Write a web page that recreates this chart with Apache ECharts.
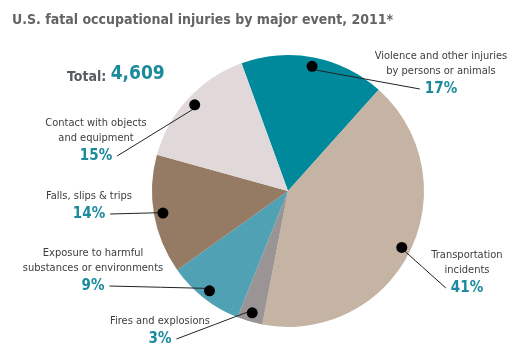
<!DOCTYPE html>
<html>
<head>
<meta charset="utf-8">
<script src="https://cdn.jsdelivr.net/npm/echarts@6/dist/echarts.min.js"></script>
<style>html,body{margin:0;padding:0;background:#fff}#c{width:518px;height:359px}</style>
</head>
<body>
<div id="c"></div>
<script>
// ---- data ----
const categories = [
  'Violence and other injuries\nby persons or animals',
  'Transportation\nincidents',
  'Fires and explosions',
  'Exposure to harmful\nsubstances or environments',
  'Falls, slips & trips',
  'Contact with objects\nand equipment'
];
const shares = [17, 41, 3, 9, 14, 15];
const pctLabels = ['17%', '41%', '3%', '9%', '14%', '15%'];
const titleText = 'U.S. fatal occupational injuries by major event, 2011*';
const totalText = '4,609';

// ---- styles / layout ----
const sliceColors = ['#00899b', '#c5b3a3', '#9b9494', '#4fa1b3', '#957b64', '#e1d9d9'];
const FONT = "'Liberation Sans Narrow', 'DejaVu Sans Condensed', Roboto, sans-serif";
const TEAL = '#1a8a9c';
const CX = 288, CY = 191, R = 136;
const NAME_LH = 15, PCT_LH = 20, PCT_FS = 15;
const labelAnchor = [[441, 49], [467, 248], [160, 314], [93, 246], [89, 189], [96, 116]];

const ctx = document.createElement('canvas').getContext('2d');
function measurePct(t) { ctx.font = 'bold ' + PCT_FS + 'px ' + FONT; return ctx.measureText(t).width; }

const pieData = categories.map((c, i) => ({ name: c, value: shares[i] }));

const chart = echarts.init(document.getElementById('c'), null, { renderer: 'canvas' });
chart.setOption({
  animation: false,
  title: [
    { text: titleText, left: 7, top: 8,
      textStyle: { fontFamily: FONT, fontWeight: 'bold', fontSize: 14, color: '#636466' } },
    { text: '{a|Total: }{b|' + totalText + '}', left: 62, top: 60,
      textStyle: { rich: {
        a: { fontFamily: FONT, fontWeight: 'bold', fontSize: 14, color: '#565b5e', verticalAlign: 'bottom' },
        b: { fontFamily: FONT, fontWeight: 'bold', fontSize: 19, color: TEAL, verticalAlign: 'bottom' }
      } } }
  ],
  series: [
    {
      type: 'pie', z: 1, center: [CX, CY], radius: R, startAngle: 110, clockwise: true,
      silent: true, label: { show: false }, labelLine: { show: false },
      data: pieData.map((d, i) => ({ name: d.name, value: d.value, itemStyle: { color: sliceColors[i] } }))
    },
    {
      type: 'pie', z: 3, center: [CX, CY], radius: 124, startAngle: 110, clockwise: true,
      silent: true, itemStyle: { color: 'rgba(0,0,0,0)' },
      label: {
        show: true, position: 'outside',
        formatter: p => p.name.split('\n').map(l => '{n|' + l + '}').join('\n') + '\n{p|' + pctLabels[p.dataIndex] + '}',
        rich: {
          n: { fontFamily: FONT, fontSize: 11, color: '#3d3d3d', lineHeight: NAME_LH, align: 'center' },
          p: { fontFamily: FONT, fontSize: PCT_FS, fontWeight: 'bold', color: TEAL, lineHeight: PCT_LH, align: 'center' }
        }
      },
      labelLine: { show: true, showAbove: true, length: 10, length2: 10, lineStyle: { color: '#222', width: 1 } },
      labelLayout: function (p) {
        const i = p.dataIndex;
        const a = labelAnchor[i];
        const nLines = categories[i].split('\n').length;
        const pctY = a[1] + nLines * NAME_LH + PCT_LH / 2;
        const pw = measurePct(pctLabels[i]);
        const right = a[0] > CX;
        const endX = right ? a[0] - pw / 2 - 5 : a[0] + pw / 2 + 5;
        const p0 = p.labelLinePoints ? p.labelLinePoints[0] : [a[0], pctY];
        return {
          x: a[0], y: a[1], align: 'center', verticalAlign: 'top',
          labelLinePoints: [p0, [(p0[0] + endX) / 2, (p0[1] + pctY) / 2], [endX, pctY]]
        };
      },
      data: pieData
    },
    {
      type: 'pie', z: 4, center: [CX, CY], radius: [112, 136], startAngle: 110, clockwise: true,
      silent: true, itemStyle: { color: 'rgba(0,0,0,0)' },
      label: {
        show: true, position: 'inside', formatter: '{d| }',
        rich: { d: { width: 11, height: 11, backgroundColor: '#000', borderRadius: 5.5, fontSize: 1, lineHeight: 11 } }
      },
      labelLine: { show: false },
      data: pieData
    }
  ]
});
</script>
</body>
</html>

* * *

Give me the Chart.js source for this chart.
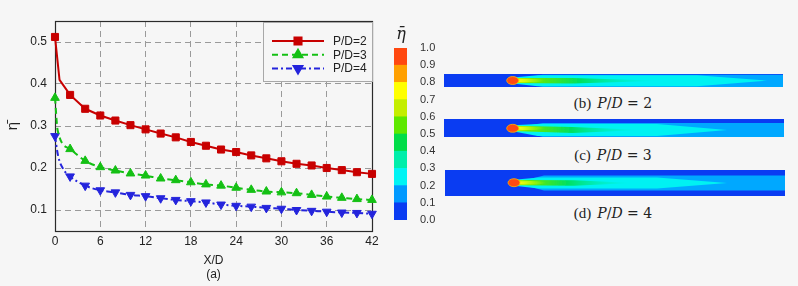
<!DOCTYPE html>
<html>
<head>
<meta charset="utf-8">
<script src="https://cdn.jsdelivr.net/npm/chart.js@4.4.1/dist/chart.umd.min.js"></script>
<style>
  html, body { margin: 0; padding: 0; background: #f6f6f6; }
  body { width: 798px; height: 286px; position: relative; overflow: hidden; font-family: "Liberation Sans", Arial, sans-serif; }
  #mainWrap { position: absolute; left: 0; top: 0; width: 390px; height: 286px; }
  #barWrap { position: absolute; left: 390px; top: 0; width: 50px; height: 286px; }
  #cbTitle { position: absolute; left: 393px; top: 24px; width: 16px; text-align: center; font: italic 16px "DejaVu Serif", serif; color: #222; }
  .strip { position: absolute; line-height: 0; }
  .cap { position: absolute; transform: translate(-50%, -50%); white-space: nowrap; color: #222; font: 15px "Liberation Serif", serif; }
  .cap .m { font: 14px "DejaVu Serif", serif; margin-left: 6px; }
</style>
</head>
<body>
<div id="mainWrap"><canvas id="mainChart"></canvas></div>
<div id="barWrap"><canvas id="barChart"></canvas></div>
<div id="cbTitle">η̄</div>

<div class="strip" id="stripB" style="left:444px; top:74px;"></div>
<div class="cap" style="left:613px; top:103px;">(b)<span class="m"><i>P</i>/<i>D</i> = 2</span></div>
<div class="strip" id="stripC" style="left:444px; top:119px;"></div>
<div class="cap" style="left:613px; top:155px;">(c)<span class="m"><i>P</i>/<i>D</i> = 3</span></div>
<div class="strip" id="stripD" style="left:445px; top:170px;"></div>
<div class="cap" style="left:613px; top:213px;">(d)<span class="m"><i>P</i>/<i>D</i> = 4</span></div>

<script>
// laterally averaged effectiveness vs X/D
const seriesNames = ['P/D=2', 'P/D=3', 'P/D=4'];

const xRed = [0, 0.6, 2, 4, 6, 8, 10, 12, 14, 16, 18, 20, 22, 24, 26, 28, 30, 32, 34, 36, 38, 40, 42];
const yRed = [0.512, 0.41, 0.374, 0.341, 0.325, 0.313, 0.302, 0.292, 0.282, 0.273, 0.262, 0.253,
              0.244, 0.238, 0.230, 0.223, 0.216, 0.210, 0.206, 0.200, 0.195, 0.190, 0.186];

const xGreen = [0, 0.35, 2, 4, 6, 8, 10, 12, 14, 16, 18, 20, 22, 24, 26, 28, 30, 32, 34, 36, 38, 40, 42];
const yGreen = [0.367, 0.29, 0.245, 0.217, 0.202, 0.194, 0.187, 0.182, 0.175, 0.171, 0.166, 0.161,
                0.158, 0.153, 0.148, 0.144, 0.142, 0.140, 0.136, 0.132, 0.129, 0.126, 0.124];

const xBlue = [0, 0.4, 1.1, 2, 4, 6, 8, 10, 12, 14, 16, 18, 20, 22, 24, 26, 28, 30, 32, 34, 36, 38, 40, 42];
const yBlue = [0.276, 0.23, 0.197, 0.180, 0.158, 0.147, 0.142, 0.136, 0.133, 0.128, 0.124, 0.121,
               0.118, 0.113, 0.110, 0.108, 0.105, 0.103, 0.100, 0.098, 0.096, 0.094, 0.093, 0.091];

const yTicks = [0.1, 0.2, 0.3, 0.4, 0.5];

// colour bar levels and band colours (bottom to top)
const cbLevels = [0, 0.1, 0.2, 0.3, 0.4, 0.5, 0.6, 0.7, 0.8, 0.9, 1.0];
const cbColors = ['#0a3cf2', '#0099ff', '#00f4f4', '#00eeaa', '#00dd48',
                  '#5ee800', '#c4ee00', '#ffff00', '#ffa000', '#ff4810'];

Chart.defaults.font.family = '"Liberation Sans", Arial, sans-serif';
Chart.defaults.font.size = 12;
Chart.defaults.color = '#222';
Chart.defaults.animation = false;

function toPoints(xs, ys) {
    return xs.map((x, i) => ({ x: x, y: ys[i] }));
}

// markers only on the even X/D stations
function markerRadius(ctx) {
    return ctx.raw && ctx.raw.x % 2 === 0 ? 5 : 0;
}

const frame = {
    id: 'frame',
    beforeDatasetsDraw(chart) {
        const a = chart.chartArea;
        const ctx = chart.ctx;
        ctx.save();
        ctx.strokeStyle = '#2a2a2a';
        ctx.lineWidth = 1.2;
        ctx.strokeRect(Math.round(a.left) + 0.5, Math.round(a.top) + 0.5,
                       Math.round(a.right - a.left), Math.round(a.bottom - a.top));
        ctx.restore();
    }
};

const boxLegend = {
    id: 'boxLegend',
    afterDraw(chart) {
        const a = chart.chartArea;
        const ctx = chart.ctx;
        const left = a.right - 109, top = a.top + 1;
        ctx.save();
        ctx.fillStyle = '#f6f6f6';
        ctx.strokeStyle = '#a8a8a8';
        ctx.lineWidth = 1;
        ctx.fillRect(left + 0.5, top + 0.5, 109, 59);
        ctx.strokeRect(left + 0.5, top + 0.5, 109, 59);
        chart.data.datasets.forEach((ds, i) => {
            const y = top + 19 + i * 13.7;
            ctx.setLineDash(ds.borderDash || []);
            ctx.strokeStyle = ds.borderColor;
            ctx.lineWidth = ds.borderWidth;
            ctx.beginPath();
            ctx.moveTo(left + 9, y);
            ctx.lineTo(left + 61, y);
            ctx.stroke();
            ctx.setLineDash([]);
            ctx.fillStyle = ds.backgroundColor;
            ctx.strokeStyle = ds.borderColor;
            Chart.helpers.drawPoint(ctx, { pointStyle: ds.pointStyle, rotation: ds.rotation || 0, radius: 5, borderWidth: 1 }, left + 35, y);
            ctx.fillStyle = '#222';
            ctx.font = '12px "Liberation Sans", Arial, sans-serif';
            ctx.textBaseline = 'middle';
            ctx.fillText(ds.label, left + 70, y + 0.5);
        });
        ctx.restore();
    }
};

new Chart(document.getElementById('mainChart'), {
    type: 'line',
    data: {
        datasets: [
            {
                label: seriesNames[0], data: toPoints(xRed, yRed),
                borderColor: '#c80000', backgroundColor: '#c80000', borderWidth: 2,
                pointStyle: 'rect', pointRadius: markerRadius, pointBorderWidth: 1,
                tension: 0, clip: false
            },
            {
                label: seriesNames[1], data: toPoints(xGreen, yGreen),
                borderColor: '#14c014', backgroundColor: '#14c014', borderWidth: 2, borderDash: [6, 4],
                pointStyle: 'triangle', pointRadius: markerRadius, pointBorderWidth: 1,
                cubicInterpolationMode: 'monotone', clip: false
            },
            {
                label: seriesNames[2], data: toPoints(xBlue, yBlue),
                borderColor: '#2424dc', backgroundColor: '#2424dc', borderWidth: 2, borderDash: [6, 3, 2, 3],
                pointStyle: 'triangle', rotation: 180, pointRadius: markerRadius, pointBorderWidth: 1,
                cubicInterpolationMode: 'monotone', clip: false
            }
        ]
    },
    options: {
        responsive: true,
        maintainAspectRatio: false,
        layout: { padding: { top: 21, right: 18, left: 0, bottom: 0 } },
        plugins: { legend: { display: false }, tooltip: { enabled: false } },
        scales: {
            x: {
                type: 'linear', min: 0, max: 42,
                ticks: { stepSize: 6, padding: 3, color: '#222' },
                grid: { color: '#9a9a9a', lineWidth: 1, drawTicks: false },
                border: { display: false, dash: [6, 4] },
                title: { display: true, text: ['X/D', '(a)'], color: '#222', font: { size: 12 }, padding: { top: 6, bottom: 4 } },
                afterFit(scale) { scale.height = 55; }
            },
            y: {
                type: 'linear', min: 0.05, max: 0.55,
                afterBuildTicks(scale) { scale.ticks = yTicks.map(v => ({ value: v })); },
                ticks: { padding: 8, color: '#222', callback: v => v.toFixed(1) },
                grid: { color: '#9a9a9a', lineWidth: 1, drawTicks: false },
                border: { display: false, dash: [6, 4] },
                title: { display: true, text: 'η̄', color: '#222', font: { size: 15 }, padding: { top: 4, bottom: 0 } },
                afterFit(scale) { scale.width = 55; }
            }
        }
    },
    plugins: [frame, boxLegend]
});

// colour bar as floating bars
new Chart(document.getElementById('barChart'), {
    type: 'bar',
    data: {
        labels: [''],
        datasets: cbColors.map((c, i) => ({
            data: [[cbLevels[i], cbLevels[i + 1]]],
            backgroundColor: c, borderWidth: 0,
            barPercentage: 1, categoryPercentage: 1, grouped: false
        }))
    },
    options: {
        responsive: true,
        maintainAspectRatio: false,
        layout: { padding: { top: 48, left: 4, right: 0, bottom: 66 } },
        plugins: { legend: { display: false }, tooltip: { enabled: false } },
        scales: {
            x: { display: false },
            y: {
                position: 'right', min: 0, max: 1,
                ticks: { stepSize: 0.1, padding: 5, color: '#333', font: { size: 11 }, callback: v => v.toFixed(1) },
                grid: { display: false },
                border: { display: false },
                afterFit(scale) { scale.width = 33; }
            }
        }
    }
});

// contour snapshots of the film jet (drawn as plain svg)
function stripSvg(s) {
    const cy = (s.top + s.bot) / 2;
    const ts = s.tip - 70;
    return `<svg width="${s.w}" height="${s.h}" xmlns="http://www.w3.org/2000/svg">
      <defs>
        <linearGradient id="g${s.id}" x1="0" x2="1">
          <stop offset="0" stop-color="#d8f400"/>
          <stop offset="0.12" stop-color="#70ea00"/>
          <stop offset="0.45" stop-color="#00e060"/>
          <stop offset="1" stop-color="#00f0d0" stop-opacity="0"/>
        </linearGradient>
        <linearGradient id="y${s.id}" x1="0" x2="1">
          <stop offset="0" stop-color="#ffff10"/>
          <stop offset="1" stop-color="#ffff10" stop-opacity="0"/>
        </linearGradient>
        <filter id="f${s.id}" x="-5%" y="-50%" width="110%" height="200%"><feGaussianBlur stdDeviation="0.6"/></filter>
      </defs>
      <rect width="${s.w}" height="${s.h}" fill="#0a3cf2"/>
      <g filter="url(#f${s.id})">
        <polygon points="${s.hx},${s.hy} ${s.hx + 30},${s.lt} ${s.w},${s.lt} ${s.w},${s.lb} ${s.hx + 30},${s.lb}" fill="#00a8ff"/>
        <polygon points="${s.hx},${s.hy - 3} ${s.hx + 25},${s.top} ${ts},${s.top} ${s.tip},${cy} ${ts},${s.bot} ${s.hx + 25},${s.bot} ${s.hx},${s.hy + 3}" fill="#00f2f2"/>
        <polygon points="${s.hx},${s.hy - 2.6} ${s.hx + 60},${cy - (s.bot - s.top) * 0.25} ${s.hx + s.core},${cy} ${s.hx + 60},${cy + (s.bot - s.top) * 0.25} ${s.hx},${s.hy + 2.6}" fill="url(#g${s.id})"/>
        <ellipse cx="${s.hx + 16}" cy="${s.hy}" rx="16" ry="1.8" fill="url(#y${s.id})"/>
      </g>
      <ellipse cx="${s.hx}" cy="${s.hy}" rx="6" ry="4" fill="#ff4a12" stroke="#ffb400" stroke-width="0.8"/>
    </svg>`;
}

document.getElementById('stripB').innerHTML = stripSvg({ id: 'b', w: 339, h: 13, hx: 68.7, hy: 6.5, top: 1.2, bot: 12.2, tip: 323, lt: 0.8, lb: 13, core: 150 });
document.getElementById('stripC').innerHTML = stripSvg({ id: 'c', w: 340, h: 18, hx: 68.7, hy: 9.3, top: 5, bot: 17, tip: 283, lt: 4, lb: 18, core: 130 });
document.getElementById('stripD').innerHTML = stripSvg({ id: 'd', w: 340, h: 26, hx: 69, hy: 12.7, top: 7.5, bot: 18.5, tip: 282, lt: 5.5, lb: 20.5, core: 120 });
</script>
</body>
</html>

---

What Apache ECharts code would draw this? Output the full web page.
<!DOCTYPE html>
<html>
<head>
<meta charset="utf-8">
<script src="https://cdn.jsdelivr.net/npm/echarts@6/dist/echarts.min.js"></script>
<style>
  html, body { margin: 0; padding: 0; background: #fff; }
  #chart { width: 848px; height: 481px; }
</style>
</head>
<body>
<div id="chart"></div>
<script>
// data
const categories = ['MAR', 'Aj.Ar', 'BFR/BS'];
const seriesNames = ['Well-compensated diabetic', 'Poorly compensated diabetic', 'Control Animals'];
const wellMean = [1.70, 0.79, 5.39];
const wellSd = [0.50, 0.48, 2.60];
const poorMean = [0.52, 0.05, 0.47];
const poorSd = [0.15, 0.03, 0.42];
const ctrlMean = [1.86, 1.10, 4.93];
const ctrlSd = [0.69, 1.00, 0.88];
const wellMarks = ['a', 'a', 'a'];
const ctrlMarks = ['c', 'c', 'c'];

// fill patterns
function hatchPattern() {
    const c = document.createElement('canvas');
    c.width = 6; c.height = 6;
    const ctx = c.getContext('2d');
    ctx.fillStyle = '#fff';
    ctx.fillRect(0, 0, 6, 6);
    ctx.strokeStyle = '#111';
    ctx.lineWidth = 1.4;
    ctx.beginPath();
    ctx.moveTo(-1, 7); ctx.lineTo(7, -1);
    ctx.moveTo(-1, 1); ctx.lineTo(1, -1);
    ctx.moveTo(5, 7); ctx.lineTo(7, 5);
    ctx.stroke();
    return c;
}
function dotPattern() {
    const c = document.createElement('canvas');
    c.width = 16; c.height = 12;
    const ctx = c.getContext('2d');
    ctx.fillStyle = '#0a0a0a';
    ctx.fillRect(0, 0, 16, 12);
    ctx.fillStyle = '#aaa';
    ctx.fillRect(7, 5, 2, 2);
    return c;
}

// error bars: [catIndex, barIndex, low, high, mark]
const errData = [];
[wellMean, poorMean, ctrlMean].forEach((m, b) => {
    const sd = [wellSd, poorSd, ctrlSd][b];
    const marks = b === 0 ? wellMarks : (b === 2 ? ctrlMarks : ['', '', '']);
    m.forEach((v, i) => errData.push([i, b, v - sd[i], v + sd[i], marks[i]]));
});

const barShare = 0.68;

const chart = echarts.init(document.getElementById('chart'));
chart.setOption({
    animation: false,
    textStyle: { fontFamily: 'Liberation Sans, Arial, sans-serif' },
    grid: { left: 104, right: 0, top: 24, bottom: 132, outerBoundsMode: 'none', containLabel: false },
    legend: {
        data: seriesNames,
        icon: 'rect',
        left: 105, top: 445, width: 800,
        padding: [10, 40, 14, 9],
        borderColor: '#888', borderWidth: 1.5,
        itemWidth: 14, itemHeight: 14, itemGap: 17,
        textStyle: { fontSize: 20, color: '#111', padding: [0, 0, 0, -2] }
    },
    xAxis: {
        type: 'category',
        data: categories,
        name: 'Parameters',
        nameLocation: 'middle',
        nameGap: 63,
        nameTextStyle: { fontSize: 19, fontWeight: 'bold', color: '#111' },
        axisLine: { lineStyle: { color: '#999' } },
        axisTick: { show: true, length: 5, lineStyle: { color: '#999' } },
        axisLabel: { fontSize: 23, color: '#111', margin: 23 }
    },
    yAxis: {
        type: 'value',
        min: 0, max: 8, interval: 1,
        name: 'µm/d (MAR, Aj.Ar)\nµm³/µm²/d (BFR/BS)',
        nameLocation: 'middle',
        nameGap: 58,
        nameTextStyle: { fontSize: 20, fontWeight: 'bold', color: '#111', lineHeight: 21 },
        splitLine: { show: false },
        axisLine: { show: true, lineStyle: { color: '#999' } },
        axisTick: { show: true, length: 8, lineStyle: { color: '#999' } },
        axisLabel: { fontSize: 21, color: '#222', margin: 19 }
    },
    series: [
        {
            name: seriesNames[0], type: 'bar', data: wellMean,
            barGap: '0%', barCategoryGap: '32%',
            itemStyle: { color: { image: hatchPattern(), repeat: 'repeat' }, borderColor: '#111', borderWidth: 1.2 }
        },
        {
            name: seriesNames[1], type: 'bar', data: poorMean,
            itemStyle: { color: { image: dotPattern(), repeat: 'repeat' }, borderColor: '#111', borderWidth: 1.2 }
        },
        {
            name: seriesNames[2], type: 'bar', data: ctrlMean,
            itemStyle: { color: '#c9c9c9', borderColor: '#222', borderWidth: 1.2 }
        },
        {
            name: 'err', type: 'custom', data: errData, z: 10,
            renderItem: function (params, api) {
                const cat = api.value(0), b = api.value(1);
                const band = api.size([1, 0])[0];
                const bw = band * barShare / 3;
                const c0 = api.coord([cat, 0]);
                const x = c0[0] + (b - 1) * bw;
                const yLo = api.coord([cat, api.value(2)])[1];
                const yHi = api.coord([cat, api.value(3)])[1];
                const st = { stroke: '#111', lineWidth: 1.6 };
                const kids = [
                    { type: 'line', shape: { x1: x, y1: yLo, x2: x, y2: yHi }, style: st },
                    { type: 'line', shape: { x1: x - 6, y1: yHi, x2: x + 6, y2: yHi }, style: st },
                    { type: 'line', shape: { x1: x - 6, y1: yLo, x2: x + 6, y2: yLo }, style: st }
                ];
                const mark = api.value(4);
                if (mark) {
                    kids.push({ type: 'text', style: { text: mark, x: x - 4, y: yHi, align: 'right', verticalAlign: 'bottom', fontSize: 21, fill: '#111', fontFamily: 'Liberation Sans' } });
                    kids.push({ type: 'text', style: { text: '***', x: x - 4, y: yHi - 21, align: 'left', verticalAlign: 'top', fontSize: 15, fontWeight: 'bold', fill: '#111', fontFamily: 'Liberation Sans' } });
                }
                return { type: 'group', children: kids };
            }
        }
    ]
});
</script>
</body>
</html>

SET PROBLEM — Transcribe only the lines above that start at the line containing "Write a web" and end at the line containing "const pieData = categories.map((c, i)". Omit pictures.

EXERCISE ANSWER —
Write a web page that recreates this chart with Apache ECharts.
<!DOCTYPE html>
<html>
<head>
<meta charset="utf-8">
<script src="https://cdn.jsdelivr.net/npm/echarts@6/dist/echarts.min.js"></script>
<style>html,body{margin:0;padding:0;background:#fff}#c{width:518px;height:359px}</style>
</head>
<body>
<div id="c"></div>
<script>
// ---- data ----
const categories = [
  'Violence and other injuries\nby persons or animals',
  'Transportation\nincidents',
  'Fires and explosions',
  'Exposure to harmful\nsubstances or environments',
  'Falls, slips & trips',
  'Contact with objects\nand equipment'
];
const shares = [17, 41, 3, 9, 14, 15];
const pctLabels = ['17%', '41%', '3%', '9%', '14%', '15%'];
const titleText = 'U.S. fatal occupational injuries by major event, 2011*';
const totalText = '4,609';

// ---- styles / layout ----
const sliceColors = ['#00899b', '#c5b3a3', '#9b9494', '#4fa1b3', '#957b64', '#e1d9d9'];
const FONT = "'Liberation Sans Narrow', 'DejaVu Sans Condensed', Roboto, sans-serif";
const TEAL = '#1a8a9c';
const CX = 288, CY = 191, R = 136;
const NAME_LH = 15, PCT_LH = 20, PCT_FS = 15;
const labelAnchor = [[441, 49], [467, 248], [160, 314], [93, 246], [89, 189], [96, 116]];

const ctx = document.createElement('canvas').getContext('2d');
function measurePct(t) { ctx.font = 'bold ' + PCT_FS + 'px ' + FONT; return ctx.measureText(t).width; }

const pieData = categories.map((c, i) => ({ name: c, value: shares[i] }));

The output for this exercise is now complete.